Let's dig into the optimiser some more and make sure it's doing it's job. Here is the position series for the S&P 500 micro. The blue line shows the position we'd have on without rounding. Naturally the green buffered position follows this quite closely. We actually end up with the orange line after optimisation; it follows along but at times clearly prefers to get it's risk from elsewhere. This is a cheap future so the turnover is relatively high:

Another plot I used in the previous post was to see how closely the expected risk tracked between the unrouded and optimised portfolio. It's still a very close match:
Remember one of our key metrics was the return correlation between the unrounded and optimised portfolios. This comes in at a very unshabby 0.986.

Let's look at some summary statistics. The Sharpe Ratio of the optimised portfolio is 1.336 gross, 1.287 net. So that's a SR cost loss of ~5bp a year. In other words, we'd expect to lose 1/20 of our vol target (1/20 of 25% = 1.25%) in costs annually; the actual average cost is 1.7% a year. The portfolio level turnover is 51.1 times a year. 

In comparison the benchmark portfolio hits a Sharpe Ratio of gross 1.322, net 1.275, SR in costs again ~5bp. Actual average cost is slightly lower at 1.45% a year. Turnover is 37.5. I'll discuss those figures in more detail later.

Incidentally, the (unachievable!) Sharpe Ratio of the unrounded portfolio with 114 instruments is 1.359. So we're only losing a few bp in SR when holding about a quarter to a third of the available instruments. You can see how close the account curves are here:
Orange: Unrounded, Blue: Optimised

Another way of visualising the costs: If I plot the costs with the sign flipped, and multiplied by 10, and then add on the net account curve; you can see how we are losing less than half  (so less than 5%) of our gross performance. Also the compounded costs are steady and linear, indicating a nice consistency over time.

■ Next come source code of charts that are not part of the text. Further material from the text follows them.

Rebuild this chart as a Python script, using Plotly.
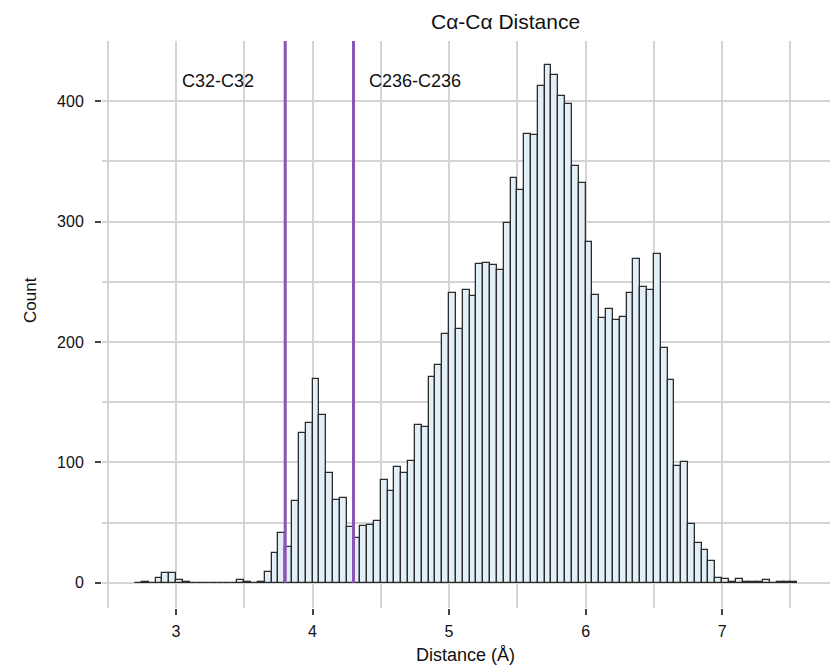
import plotly.graph_objects as go

# Histogram data: bins of width 0.05 starting at 2.70 Å
bin_start = 2.70
bin_width = 0.05
counts = [
    0, 1, 0, 4, 8, 8, 2, 1, 0, 0,          # 2.70 - 3.15
    0, 0, 0, 0, 0, 2, 1, 0, 1, 9,          # 3.20 - 3.65
    25, 41, 30, 68, 124, 133, 169, 139, 91, 69,   # 3.70 - 4.15
    70, 46, 37, 47, 48, 51, 85, 76, 96, 91,       # 4.20 - 4.65
    101, 131, 129, 171, 181, 207, 241, 211, 243, 238,  # 4.70 - 5.15
    265, 266, 264, 260, 299, 336, 326, 373, 372, 413,  # 5.20 - 5.65
    430, 422, 404, 398, 346, 332, 283, 239, 220, 227,  # 5.70 - 6.15
    218, 221, 241, 269, 246, 243, 273, 195, 168, 97,   # 6.20 - 6.65
    100, 49, 33, 27, 18, 4, 3, 1, 3, 1,               # 6.70 - 7.15
    1, 1, 2, 0, 1, 1, 1,                              # 7.20 - 7.50
]
bin_centers = [round(bin_start + bin_width * (i + 0.5), 4) for i in range(len(counts))]

ref_x = [3.80, 4.30]
ref_labels = ["C32-C32", "C236-C236"]
ref_label_x = [3.03, 4.40]
ref_label_y = 417

x_tickvals = [3, 4, 5, 6, 7]
y_tickvals = [0, 100, 200, 300, 400]

FONT = "Liberation Sans, Arial, sans-serif"
TXT = "#111111"

# plot area in pixels: left 102, right 830, top 41, bottom 608
L, R, T, B = 102, 830, 41, 608
def px_to_paper(px, py):
    return (px - L) / (R - L), (B - py) / (B - T)

fig = go.Figure()
fig.add_trace(go.Bar(
    x=bin_centers,
    y=counts,
    width=bin_width,
    marker=dict(color="#e3eff6", line=dict(color="#2b2b2b", width=1.3)),
    hoverinfo="x+y",
    showlegend=False,
))

for xv in ref_x:
    fig.add_shape(type="line", x0=xv, x1=xv, y0=0, y1=450, xref="x", yref="y",
                  line=dict(color="#8a55b3", width=3), layer="above")

for txt, xv in zip(ref_labels, ref_label_x):
    fig.add_annotation(x=xv, y=ref_label_y, xref="x", yref="y", text=txt,
                       showarrow=False, xanchor="left", yanchor="middle",
                       font=dict(size=18, color=TXT, family=FONT))

tx, ty = px_to_paper(505, 22)
fig.add_annotation(x=tx, y=ty, xref="paper", yref="paper",
                   text="Cα-Cα Distance", showarrow=False,
                   xanchor="center", yanchor="middle",
                   font=dict(size=21, color=TXT, family=FONT))
cx, cy = px_to_paper(30, 300)
fig.add_annotation(x=cx, y=cy, xref="paper", yref="paper",
                   text="Count", showarrow=False, textangle=-90,
                   xanchor="center", yanchor="middle",
                   font=dict(size=17, color=TXT, family=FONT))
dx, dy = px_to_paper(465, 655)
fig.add_annotation(x=dx, y=dy, xref="paper", yref="paper",
                   text="Distance (Å)", showarrow=False,
                   xanchor="center", yanchor="middle",
                   font=dict(size=18, color=TXT, family=FONT))

fig.update_layout(
    width=830, height=668,
    margin=dict(l=L, r=830 - R, t=T, b=668 - B, pad=0),
    paper_bgcolor="white", plot_bgcolor="white",
    bargap=0,
    font=dict(family=FONT, size=16, color=TXT),
    xaxis=dict(
        range=[2.458, 7.79],
        tickvals=x_tickvals,
        showgrid=True, gridcolor="#d4d4d4", gridwidth=1.5,
        minor=dict(dtick=0.5, tick0=0, showgrid=True, gridcolor="#d4d4d4", gridwidth=1.5),
        ticks="outside", ticklen=6, tickcolor="#444444", tickwidth=1.5,
        ticklabelstandoff=3,
        showline=False, zeroline=False,
        tickfont=dict(size=16, family=FONT, color=TXT),
    ),
    yaxis=dict(
        range=[-21, 450],
        tickvals=y_tickvals,
        showgrid=True, gridcolor="#d4d4d4", gridwidth=1.5,
        minor=dict(dtick=50, tick0=0, showgrid=True, gridcolor="#d4d4d4", gridwidth=1.5),
        ticks="outside", ticklen=6, tickcolor="#444444", tickwidth=1.5,
        ticklabelstandoff=8,
        showline=False, zeroline=False,
        tickfont=dict(size=16, family=FONT, color=TXT),
    ),
)

fig.write_html("out.html")
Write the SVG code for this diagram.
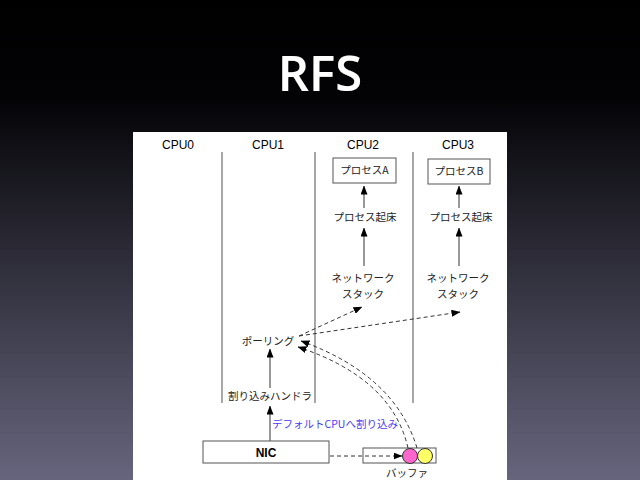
<svg xmlns="http://www.w3.org/2000/svg" width="640" height="480" viewBox="0 0 640 480">
  <defs>
    <linearGradient id="bg" x1="0" y1="0" x2="0" y2="1">
      <stop offset="0" stop-color="#000000"/>
      <stop offset="0.2" stop-color="#030306"/>
      <stop offset="1" stop-color="#67657d"/>
    </linearGradient>
    <marker id="ah" markerWidth="9" markerHeight="7" refX="8.5" refY="3.5" orient="auto" markerUnits="userSpaceOnUse">
      <path d="M0,0 L9,3.5 L0,7 Z" fill="#000"/>
    </marker>
    <filter id="glow" x="-20%" y="-20%" width="140%" height="140%">
      <feGaussianBlur in="SourceAlpha" stdDeviation="1.5" result="b"/>
      <feOffset dx="0" dy="1" in="b" result="o"/>
      <feMerge><feMergeNode in="o"/><feMergeNode in="SourceGraphic"/></feMerge>
    </filter>
    <style>
      .hdr { font-family: "Liberation Sans", Arial, sans-serif; font-size: 12px; fill: #000; text-anchor: middle; }
      .jp { font-family: "Noto Sans CJK JP", "Noto Sans", sans-serif; font-size: 10.5px; fill: #222; text-anchor: middle; }
      .col { stroke: #777; stroke-width: 1.3; }
      .box { fill: #fff; stroke: #555; stroke-width: 1; }
      .solid { stroke: #555; stroke-width: 1.2; fill: none; marker-end: url(#ah); }
      .dasha { stroke: #333; stroke-width: 1; stroke-dasharray: 4 3; fill: none; marker-end: url(#ah); }
    </style>
  </defs>

  <rect x="0" y="0" width="640" height="480" fill="url(#bg)"/>
  <text x="320" y="91" text-anchor="middle" font-family="'Open Sans', 'Liberation Sans', sans-serif" font-size="49" font-weight="600" fill="#fff" filter="url(#glow)">RFS</text>

  <rect x="133" y="132" width="374" height="350" fill="#fff"/>

  <g id="columns">
    <line class="col" x1="222" y1="152" x2="222" y2="403"/>
    <line class="col" x1="315" y1="152" x2="315" y2="403"/>
    <line class="col" x1="413" y1="152" x2="413" y2="403"/>
  </g>

  <g id="headers">
    <text class="hdr" x="178" y="149">CPU0</text>
    <text class="hdr" x="268" y="149">CPU1</text>
    <text class="hdr" x="363" y="149">CPU2</text>
    <text class="hdr" x="458" y="149">CPU3</text>
  </g>

  <g id="procA">
    <rect class="box" x="333" y="158" width="63" height="25"/>
    <text class="jp" x="364.5" y="174">プロセスA</text>
  </g>
  <g id="procB">
    <rect class="box" x="428" y="159" width="62" height="25"/>
    <text class="jp" x="459" y="175">プロセスB</text>
  </g>
  <g id="wake2"><text class="jp" x="365" y="221">プロセス起床</text></g>
  <g id="wake3"><text class="jp" x="461" y="221">プロセス起床</text></g>
  <g id="stack2"><text class="jp" x="363" y="282">ネットワーク</text><text class="jp" x="363" y="298">スタック</text></g>
  <g id="stack3"><text class="jp" x="458" y="282">ネットワーク</text><text class="jp" x="458" y="298">スタック</text></g>
  <g id="polling"><text class="jp" x="268" y="345">ポーリング</text></g>
  <g id="handler"><text class="jp" x="270" y="400">割り込みハンドラ</text></g>
  <g id="label"><text x="272" y="428" font-family="'Noto Sans CJK JP', 'Noto Sans', sans-serif" font-size="10.5" fill="#4a3cf5">デフォルトCPUへ割り込み</text></g>
  <g id="nic">
    <rect class="box" x="203" y="441" width="126" height="22"/>
    <text x="266" y="457" text-anchor="middle" font-family="'Liberation Sans', Arial, sans-serif" font-size="12" font-weight="bold" fill="#000">NIC</text>
  </g>
  <g id="buffer">
    <rect class="box" x="363" y="448" width="73" height="15"/>
    <circle cx="410" cy="456" r="7.5" fill="#ff66cc" stroke="#333" stroke-width="1"/>
    <circle cx="425" cy="456" r="7.5" fill="#ffff66" stroke="#333" stroke-width="1"/>
    <text class="jp" x="407" y="477">バッファ</text>
  </g>

  <g id="connectors">
    <line class="solid" x1="364" y1="208" x2="364" y2="186"/>
    <line class="solid" x1="459" y1="208" x2="459" y2="186"/>
    <line class="solid" x1="364" y1="266" x2="364" y2="228"/>
    <line class="solid" x1="459" y1="266" x2="459" y2="228"/>
    <line class="solid" x1="270" y1="388" x2="270" y2="349"/>
    <line class="solid" x1="270" y1="441" x2="270" y2="406"/>
    <line class="dasha" x1="330" y1="456" x2="402" y2="456"/>
    <line class="dasha" x1="299" y1="336" x2="362" y2="307"/>
    <line class="dasha" x1="299" y1="336" x2="460" y2="312"/>
    <path class="dasha" d="M417,448 Q395,375 301,341"/>
    <path class="dasha" d="M408,448 Q392,378 298,347"/>
  </g>
</svg>
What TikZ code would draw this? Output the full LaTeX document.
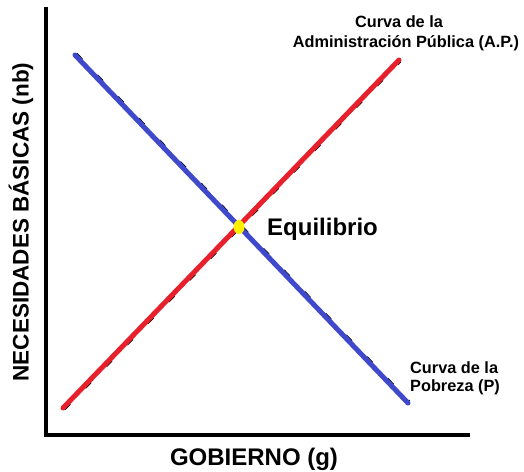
\documentclass[tikz,border=0pt]{standalone}
\usepackage{fontspec}
\setmainfont{Liberation Sans}
\usetikzlibrary{shapes.geometric}
\definecolor{cblue}{RGB}{64,72,204}
\definecolor{cred}{RGB}{232,32,44}
\definecolor{cyel}{RGB}{255,238,0}
\begin{document}
\begin{tikzpicture}[x=1pt,y=-1pt,
  axis/.style={line width=4pt},
  curve/.style={line width=5pt,line cap=round},
  shadow/.style={line width=2pt,dash pattern=on 8pt off 22pt,black},
  lbl/.style={font=\bfseries\fontsize{16.3}{18}\selectfont,inner sep=0pt,align=center},
  big/.style={font=\bfseries\fontsize{24}{28}\selectfont,inner sep=0pt},
  ybig/.style={font=\bfseries\fontsize{22.5}{26}\selectfont,inner sep=0pt}]
\useasboundingbox[fill=white] (0,0) rectangle (524,471);
% axes
\coordinate (top) at (46,7);
\coordinate (corner) at (46,437);
\coordinate (right) at (470,437);
\draw[axis] (top) -- ([yshift=2pt]corner) -- ([yshift=2pt]right);
% curve end points
\coordinate (p1) at (75,55);
\coordinate (p2) at (408,403);
\coordinate (a1) at (63,408);
\coordinate (a2) at (399,60);
% dashed black guide lines under the curves
\draw[shadow] ([shift={(1.5,-1.5)}]p1) -- ([shift={(1.5,-1.5)}]p2);
\draw[shadow] ([shift={(1.5,1.5)}]a1) -- ([shift={(1.5,1.5)}]a2);
\draw[curve,cblue] (p1) -- (p2);
\draw[curve,cred] (a1) -- (a2);
% equilibrium point
\node[ellipse,fill=cyel,minimum width=11pt,minimum height=14pt,inner sep=0pt] (eq) at (239,227) {};
\node[big,anchor=west] (eqlbl) at (267,229) {Equilibrio};
% labels
\node[lbl] (ap1) at (399,22) {Curva de la};
\node[lbl] (ap2) at (406,43) {Administración Pública (A.P.)};
\node[lbl,anchor=west] (p1l) at (410,368) {Curva de la};
\node[lbl,anchor=west] (p2l) at (410,387) {Pobreza (P)};
\node[big] (xl) at (254,459) {GOBIERNO (g)};
\node[ybig,rotate=90] (yl) at (21,222) {NECESIDADES BÁSICAS (nb)};
\end{tikzpicture}
\end{document}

Let's compare that to the benchmark:


Although the proportion of costs is slightly lower, you can see here that costs have increased over time. And in fact the annual costs over the last 15 years have been around 2%: higher than the 1.7% achieved by the dynamic system. 

So if we're comparing dynamic with static benchmark:

  • In recent years it has lower costs
  • But probably higher turnover
  • The historic net Sharpe Ratio is effectively identical

The turnover isn't a massive deal, as long as we have accurately estimated our trading costs: we'll do a few more trades, but on average they will be in cheaper markets.

However, to reiterate, the results of the static system are very much more a matter of luck in market selection particularly for the early backtest when it only has a few markets. Overall I'd still rather have the dynamic system - with the opportunity to catch market movements in over 100 markets and counting - than the static system where if I am missing a market that happens to move I will kick myself.


Summary

"I've prodded and poked this methodology in backtesting, and I'm fairly confident it's working well and does what I expect it to." ....

.... is something I wrote in my last post. And I was wrong! However, after a lot more prodding and poking, which has had the side effect of tightening up a lot of my backtesting framework and making me think a lot, I'm now much more confident. And indeed this system is now trading 'live'.

That was the seventh post on the best way to trade futures with a small account size, and - barring another unexpected problem - that's all folks!